AFRIMAG : Réussir une telle performance suppose une collaboration sans faille avec les pouvoirs publics à travers le Maître d’Ouvrage (la Direction générale de l’hydraulique) et le Maître d’Ouvrage Délégué (la Direction Générale de l’Agriculture). Comment s’est passé cette collaboration dans ce projet qui devait être réalisé en urgence ?
Roger Sahyoun : Nous avons la chance d’être dans un pays où la Vision Royale permet de réunir l’ensemble des administrations et du secteur privé autour d’un objectif national commun.
Le travail au quotidien a été suivi par les ministères impliqués à travers la Commission nationale de l’eau et l’information communiquée régulièrement au gouvernement. Les réunions de pilotage avec la Commission s’organisaient les samedis et les dimanches. Ce vrai partenariat public privé a été la clé du succès de ce projet.
AFRIMAG : Quels sont les enseignements principaux à tirer de la réalisation de ce projet majeur ?
Roger Sahyoun : Ce challenge réussi a confirmé une fois de plus que l’union fait la force. La solidarité entre les entreprises et l’administration autour d’un objectif commun a contribué à cette réussite.
Les options prises dès la mise en place du Marché ont permis l’atteinte des objectifs :
– L’option de laisser à l’entreprise la responsabilité technique de la solution a permis d’optimiser le budget du projet avant même la signature du marché ;
– La mise en place d’un préfinancement de plus de 65% de la valeur du contrat a permis un démarrage très rapide et une passation des commandes qui étaient sur le chemin critique du planning. Les paiements des situations des travaux n’ont commencé que le 4ème mois ;
– Le choix des conduites en acier avec soudage des joints et contrôle magnétoscopique systématique a permis d’aller plus vite sans obligation des essais de pression à l’eau par tronçons. A la mise en eau, aucun défaut de soudure n’a été relevé ;
– Le choix de la transparence sur les prix des fournitures importées et du partage du risque de change entre les parties contractantes a permis de générer une économie pour l’administration de plus de 200 millions dirhams ;
– La solidarité entre les quatre entreprises du groupement et la constitution d’une société commune en charge de réaliser le projet a permis de mieux structurer les méthodologies d’exécution avec la mise en place de services communs pour homogénéiser le process de construction depuis les achats des fournitures jusqu’au suivi qualité de l’exécution.

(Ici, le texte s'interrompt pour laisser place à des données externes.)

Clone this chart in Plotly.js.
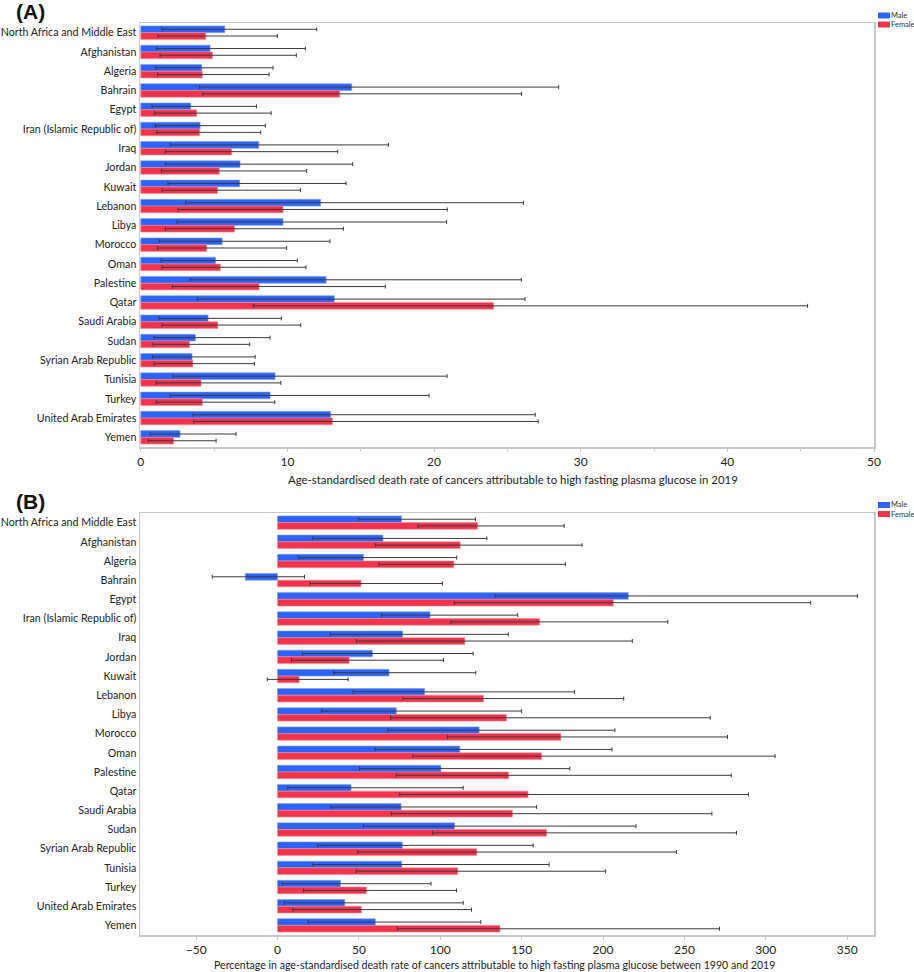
<!DOCTYPE html>
<html>
<head>
<meta charset="utf-8">
<script src="https://cdn.plot.ly/plotly-3.0.1.min.js"></script>
<style>
html,body{margin:0;padding:0;background:#fff;}
#chart{width:914px;height:972px;}
</style>
</head>
<body>
<div id="chart"></div>
<script>
const categories = ["North Africa and Middle East","Afghanistan","Algeria","Bahrain","Egypt","Iran (Islamic Republic of)","Iraq","Jordan","Kuwait","Lebanon","Libya","Morocco","Oman","Palestine","Qatar","Saudi Arabia","Sudan","Syrian Arab Republic","Tunisia","Turkey","United Arab Emirates","Yemen"];

// Panel A: age-standardised death rate 2019
const maleRate    = [5.73,4.73,4.16,14.39,3.41,4.05,8.05,6.77,6.75,12.27,9.70,5.55,5.11,12.64,13.20,4.59,3.73,3.50,9.16,8.82,12.95,2.68];
const maleRateLo  = [1.45,1.09,1.02,4.02,0.77,1.00,2.02,1.68,1.86,3.07,2.48,1.25,1.39,3.36,3.86,1.25,0.91,0.80,2.20,2.00,3.57,0.64];
const maleRateHi  = [12.0,11.23,9.02,28.5,7.89,8.5,16.89,14.45,14.0,26.1,20.86,12.9,10.68,25.95,26.2,9.59,8.82,7.8,20.89,19.66,26.9,6.5];
const femaleRate   = [4.43,4.89,4.20,13.57,3.82,4.02,6.20,5.36,5.23,9.70,6.39,4.50,5.43,8.07,24.06,5.25,3.32,3.55,4.11,4.20,13.07,2.23];
const femaleRateLo = [1.18,1.32,1.14,4.23,0.95,1.09,1.68,1.41,1.45,2.55,1.68,1.14,1.45,2.16,7.68,1.45,0.84,0.91,1.05,1.05,3.61,0.52];
const femaleRateHi = [9.32,10.61,8.75,25.97,8.89,8.18,13.43,11.32,10.89,20.9,13.82,9.95,11.27,16.68,45.47,10.91,7.43,7.75,9.55,9.14,27.1,5.14];

// Panel B: percentage change 1990-2019
const maleChange    = [76.1,64.8,52.8,-19.8,215.5,93.7,76.9,58.3,68.5,90.4,73.0,123.9,112.0,100.4,45.2,75.9,108.8,76.7,76.3,38.7,41.3,60.1];
const maleChangeLo  = [49.7,21.7,13.3,-40.1,133.7,64.0,32.5,15.3,34.6,46.4,27.0,67.9,59.9,50.3,6.3,32.9,52.8,24.7,21.7,2.9,4.1,18.8];
const maleChangeHi  = [121.6,128.6,110.1,16.6,356.3,147.6,141.8,120.2,121.8,182.4,150.0,207.3,205.5,179.6,114.1,159.2,220.2,157.1,166.9,94.3,114.1,124.9];
const femaleChange   = [122.9,112.2,108.3,51.3,206.3,161.0,115.1,44.0,13.3,126.5,140.6,174.1,162.2,142.0,153.9,144.3,165.3,122.4,110.7,54.6,51.5,136.7];
const femaleChangeLo = [86.3,60.3,62.4,20.0,108.6,106.5,48.5,8.6,-6.3,77.1,69.5,104.5,83.2,73.0,75.1,69.9,95.3,49.3,48.5,16.0,9.4,73.6];
const femaleChangeHi = [176.1,187.1,176.9,101.4,327.6,239.8,218.0,102.0,43.4,212.7,265.9,276.5,305.7,278.8,289.4,266.9,282.0,245.1,201.6,110.0,119.2,271.6];

const seriesNames = ["Male", "Female"];
const xTitleA = "Age-standardised death rate of cancers attributable to high fasting plasma glucose in 2019";
const xTitleB = "Percentage in age-standardised death rate of cancers attributable to high fasting plasma glucose between 1990 and 2019";

const BLUE = '#2c63ff', RED = '#f2334c';
const COLORS = [BLUE, RED];
const FONT = 'Lato, Open Sans, sans-serif';

function errs(val, lo, hi) {
  return {
    type: 'data', symmetric: false,
    array: hi.map((h, i) => h - val[i]),
    arrayminus: lo.map((l, i) => val[i] - l),
    color: '#3a3a3a', thickness: 1, width: 2
  };
}
function barTrace(name, vals, lo, hi, color, xa, ya) {
  return {
    type: 'bar', orientation: 'h', name: name,
    x: vals, y: categories, xaxis: xa, yaxis: ya, showlegend: false,
    marker: {color: color, line: {color: color === BLUE ? '#7fa0ff' : '#ff8a99', width: 0.6}},
    error_x: errs(vals, lo, hi),
    hoverinfo: 'x+y'
  };
}

const data = [
  barTrace(seriesNames[0], maleRate, maleRateLo, maleRateHi, BLUE, 'x', 'y'),
  barTrace(seriesNames[1], femaleRate, femaleRateLo, femaleRateHi, RED, 'x', 'y'),
  barTrace(seriesNames[0], maleChange, maleChangeLo, maleChangeHi, BLUE, 'x2', 'y2'),
  barTrace(seriesNames[1], femaleChange, femaleChangeLo, femaleChangeHi, RED, 'x2', 'y2')
];

// plot-area geometry in pixels
const L = 140, R = 874, T = 23, B = 935;
const px2x = p => (p - L) / (R - L);
const px2y = p => (B - p) / (B - T);

const axisLine = {showline: true, linecolor: '#c8c8c8', linewidth: 1.5, mirror: true, showgrid: false, zeroline: false};
const tickFont = {family: FONT, size: 12, color: '#222'};
const catFont = {family: FONT, size: 10.7, color: '#222'};

// manual legends (swatch + label) for each panel
const shapes = [], annotations = [];
[[12.5, 21.5], [502, 511]].forEach(tops => {
  tops.forEach((top, k) => {
    shapes.push({type: 'rect', xref: 'paper', yref: 'paper',
      x0: px2x(878), x1: px2x(890), y0: px2y(top + 6), y1: px2y(top),
      fillcolor: COLORS[k], line: {width: 0}});
    annotations.push({text: seriesNames[k], xref: 'paper', yref: 'paper',
      x: px2x(889.5), y: px2y(top + 3), xanchor: 'left', yanchor: 'middle',
      showarrow: false, borderpad: 0, font: {family: FONT, size: 7.5, color: '#333'}});
  });
});
annotations.push(
  {text: '<b>(A)</b>', xref: 'paper', yref: 'paper', x: px2x(14), y: px2y(23), xanchor: 'left', yanchor: 'bottom',
   showarrow: false, font: {family: 'Arial, Liberation Sans, sans-serif', size: 21, color: '#111'}, yshift: -2},
  {text: '<b>(B)</b>', xref: 'paper', yref: 'paper', x: px2x(14), y: px2y(513), xanchor: 'left', yanchor: 'bottom',
   showarrow: false, font: {family: 'Arial, Liberation Sans, sans-serif', size: 21, color: '#111'}, yshift: -2},
  {text: xTitleA, xref: 'paper', yref: 'paper', x: px2x(513), y: px2y(479.5), xanchor: 'center', yanchor: 'middle',
   showarrow: false, font: {family: FONT, size: 11.4, color: '#222'}},
  {text: xTitleB, xref: 'paper', yref: 'paper', x: px2x(494), y: px2y(964.5), xanchor: 'center', yanchor: 'middle',
   showarrow: false, font: {family: FONT, size: 10.6, color: '#222'}}
);

const layout = {
  width: 914, height: 972,
  margin: {l: L, r: 914 - R, t: T, b: 972 - B, autoexpand: false},
  paper_bgcolor: '#fff', plot_bgcolor: '#fff',
  font: {family: FONT, color: '#222'},
  barmode: 'group', bargap: 0.3, bargroupgap: 0,
  showlegend: false,
  xaxis: Object.assign({}, axisLine, {
    anchor: 'y', domain: [0, 1], range: [-0.05, 50], dtick: 10,
    ticks: 'outside', ticklen: 3, tickcolor: '#c8c8c8',
    minor: {dtick: 5, ticks: 'outside', ticklen: 2, tickcolor: '#c8c8c8'},
    tickfont: tickFont
  }),
  yaxis: Object.assign({}, axisLine, {
    anchor: 'x', domain: [px2y(447), 1], type: 'category', autorange: 'reversed',
    ticks: '', tickfont: catFont, ticklabelstandoff: 0
  }),
  xaxis2: Object.assign({}, axisLine, {
    anchor: 'y2', domain: [0, 1], range: [-84.5, 366.5], dtick: 50,
    ticks: 'outside', ticklen: 3, tickcolor: '#c8c8c8',
    tickfont: tickFont
  }),
  yaxis2: Object.assign({}, axisLine, {
    anchor: 'x2', domain: [0, px2y(513)], type: 'category', autorange: 'reversed',
    ticks: '', tickfont: catFont, ticklabelstandoff: 0
  }),
  shapes: shapes,
  annotations: annotations
};

Plotly.newPlot('chart', data, layout, {displayModeBar: false, staticPlot: true});
</script>
</body>
</html>
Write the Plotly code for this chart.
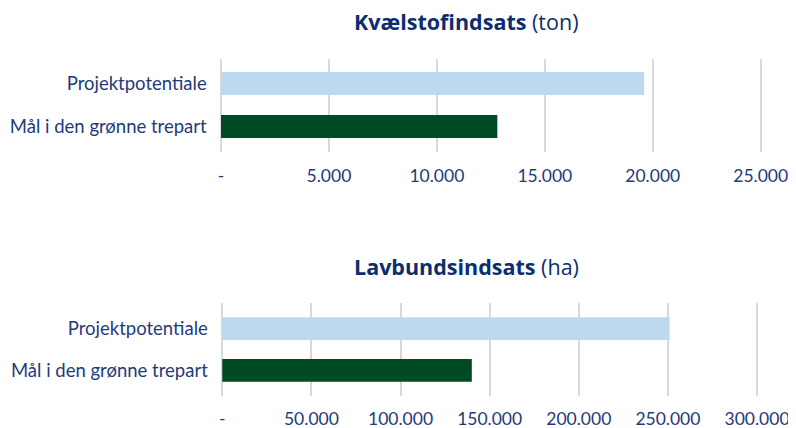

L’outil national marocain, dans ses différentes composantes, fort par l’expertise et le savoir-faire de ses entreprises, a réussi son pari.
AFRIMAG : La deuxième phase prévoit l’interconnexion de la retenue du barrage SMBA à la retenue du barrage Al Massira avec un débit de 30 m3/s. Où en êtes-vous à ce niveau ?
Roger Sahyoun : Nous avons été sensibilisés par la Commission Nationale de l’Eau sur l’urgence de la 2ème phase du projet. Cette future tranche est très lourde en terme d’investissement. Compte tenu des engagements actuels avec les conséquences du malheureux séisme que vient de connaître notre pays, les investissements prioritaires déjà inscrits au budget de la loi des finances, le succès de la candidature du Maroc pour organiser le Mondial 2030, le fardeau financier est lourd et les solutions innovantes deviennent nécessaires.
Le montage du financement du projet reste la clé de la réussite. Nous sommes déjà mobilisés pour chercher les fonds nécessaires pour ce projet avec des partenaires financiers en mesure de nous accompagner dans un schéma de Partenariat Public Privé (PPP) qui serait a priori le mieux adapté pour que ce projet puisse voir le jour rapidement.